# Pasteurizer



## GoatJoy

I have a son who needs his goat milk pasteurized. I was looking around at the different ones and the one I was most impressed with is at hoegger supply. It's the stainless steel one that's similar to the safeguard brand except its all in stainless steel. I like the dual purpose one that you can heat colostrum and make yogurt in. They also have a 1 year warranty on them and I didnt see any warranties anywhere else. Do yall have any ideas for me to find the perfect pasteurizer? And if someone has one from hoegger supply, how well does it work for you?

I was also wondering if you pour the milk in their fresh from milking to pasteurize, or do you need to chill it before heating? I was trying to avoid the boiled flavor. Thanks!


----------



## HorsehairBraider

I have the Hoegger dual purpose. You can pour the milk right in after milking, no need to chill first. 

You adjust the temp. by turning a screw. You have to carefully adjust it, and check with a good thermometer. I put marks on mine, so I know where to turn the screw to get different temperatures. 

Since it has a timer on it, that goes off to let you know the milk is ready to be cooled, you can do other things while pasteurizing. No need to sit there and watch it. I would say I am happy with it.


----------



## Sunny Daze

I have heard lots of people use turkey fryers for pasteurizing...I was going to look into that. Probably lots cheaper than the one at hoeggers although you can't do yogurt or colostrum in it!


----------



## GoatJoy

Awesome, Thanks! :wave:


----------



## Amos

I have the Hoeggers dual.. Sometimes they sell ones on Ebay with 'cosmetic flaws' for a cheaper price than in their catalog. Otherwise you might be able to find a used one.

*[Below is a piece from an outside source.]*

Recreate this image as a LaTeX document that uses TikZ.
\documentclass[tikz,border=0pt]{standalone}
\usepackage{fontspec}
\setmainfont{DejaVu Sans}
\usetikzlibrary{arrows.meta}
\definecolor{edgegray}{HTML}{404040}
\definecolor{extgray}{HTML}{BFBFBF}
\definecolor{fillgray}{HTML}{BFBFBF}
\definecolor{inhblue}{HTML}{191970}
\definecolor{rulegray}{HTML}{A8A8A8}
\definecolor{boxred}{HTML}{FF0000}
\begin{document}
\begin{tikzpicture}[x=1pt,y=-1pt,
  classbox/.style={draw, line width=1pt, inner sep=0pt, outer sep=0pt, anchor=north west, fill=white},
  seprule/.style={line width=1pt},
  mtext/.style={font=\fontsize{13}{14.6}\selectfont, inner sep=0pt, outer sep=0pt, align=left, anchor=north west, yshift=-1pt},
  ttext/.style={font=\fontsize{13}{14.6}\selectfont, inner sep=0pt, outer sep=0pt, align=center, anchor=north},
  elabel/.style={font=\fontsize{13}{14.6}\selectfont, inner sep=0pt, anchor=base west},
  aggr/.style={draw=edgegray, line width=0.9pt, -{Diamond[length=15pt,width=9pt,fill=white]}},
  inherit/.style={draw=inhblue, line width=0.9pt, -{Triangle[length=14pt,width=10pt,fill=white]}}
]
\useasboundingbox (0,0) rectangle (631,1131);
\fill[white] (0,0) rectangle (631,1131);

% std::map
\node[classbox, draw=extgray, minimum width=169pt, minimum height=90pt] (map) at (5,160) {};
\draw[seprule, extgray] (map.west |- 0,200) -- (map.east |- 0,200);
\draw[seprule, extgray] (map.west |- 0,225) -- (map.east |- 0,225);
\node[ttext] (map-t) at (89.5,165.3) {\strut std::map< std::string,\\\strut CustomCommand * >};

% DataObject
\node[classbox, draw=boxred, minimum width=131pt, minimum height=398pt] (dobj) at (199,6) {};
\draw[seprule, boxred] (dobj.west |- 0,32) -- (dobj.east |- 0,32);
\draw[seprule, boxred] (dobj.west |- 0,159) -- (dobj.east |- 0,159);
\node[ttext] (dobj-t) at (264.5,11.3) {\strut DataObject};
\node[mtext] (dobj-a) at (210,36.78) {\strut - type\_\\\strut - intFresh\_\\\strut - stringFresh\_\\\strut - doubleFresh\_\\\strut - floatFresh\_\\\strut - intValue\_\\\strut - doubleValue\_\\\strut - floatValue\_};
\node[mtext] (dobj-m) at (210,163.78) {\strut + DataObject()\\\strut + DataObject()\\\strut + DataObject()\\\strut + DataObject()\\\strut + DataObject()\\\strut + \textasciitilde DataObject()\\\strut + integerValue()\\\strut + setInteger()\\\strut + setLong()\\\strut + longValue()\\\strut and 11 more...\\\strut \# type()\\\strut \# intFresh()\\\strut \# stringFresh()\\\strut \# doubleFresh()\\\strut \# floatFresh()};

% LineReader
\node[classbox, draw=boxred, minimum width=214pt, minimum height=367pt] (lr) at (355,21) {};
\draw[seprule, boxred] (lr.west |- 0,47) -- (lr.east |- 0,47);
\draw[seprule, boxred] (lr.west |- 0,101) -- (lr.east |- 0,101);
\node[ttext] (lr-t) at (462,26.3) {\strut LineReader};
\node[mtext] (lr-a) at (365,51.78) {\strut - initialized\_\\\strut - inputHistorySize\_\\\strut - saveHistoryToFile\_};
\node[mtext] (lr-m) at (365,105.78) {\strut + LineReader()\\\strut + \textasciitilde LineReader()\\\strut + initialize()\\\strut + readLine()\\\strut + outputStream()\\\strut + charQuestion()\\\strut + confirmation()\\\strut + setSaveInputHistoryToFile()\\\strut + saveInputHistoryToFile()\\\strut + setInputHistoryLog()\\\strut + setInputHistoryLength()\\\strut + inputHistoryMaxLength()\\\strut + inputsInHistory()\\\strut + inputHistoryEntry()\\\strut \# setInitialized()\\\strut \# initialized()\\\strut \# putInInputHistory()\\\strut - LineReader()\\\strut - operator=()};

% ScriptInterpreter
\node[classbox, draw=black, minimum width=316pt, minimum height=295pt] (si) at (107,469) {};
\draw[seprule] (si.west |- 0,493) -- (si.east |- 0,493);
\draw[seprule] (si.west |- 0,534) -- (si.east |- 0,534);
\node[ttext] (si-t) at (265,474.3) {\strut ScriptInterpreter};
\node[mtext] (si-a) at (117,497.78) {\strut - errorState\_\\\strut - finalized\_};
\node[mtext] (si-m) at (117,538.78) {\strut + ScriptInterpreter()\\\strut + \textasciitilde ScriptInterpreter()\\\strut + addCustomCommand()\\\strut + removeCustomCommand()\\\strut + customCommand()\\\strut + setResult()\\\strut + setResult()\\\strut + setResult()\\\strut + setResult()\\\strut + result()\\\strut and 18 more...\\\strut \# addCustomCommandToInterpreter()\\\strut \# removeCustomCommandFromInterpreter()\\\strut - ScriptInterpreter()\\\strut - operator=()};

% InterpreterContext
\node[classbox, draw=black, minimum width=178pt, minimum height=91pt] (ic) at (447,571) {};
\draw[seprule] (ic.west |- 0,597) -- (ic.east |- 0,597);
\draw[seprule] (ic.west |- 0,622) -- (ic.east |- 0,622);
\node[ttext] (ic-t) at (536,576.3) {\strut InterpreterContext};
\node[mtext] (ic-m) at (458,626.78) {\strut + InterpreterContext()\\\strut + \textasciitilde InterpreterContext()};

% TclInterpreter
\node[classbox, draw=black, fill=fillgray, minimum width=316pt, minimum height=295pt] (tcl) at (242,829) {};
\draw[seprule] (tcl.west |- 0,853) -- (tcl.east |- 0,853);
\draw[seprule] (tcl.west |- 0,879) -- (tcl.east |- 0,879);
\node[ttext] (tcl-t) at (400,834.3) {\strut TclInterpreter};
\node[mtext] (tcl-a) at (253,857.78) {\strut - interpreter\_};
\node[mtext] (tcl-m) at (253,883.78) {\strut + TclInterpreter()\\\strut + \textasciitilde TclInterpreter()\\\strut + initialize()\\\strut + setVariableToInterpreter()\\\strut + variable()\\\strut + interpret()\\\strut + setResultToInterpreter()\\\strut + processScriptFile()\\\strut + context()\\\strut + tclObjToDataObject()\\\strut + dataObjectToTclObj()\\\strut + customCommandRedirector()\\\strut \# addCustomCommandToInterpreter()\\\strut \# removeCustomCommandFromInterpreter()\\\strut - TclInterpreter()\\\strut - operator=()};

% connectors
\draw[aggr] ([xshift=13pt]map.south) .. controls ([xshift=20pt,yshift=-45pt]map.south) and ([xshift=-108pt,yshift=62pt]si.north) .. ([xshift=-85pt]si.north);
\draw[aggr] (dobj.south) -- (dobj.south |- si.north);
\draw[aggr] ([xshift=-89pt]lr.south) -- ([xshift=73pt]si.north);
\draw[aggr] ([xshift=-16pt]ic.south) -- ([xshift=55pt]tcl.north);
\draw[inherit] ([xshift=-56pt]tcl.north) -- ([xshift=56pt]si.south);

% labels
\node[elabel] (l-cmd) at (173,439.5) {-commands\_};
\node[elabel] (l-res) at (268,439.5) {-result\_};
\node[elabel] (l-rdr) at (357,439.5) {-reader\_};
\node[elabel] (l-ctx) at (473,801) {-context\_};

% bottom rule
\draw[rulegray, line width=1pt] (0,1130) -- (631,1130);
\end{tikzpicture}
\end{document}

From start to finish it pasteurizes in about 5-6 minutes, and that's mostly heat up time. I have trouble with adjusting the temperature, because as Jacquee said.. it's just a hole with a screw really. They come with instructions though, so it's not too hard to figure out... Works best on the left side of the sink for how the drain tube and plug on it is positioned.


----------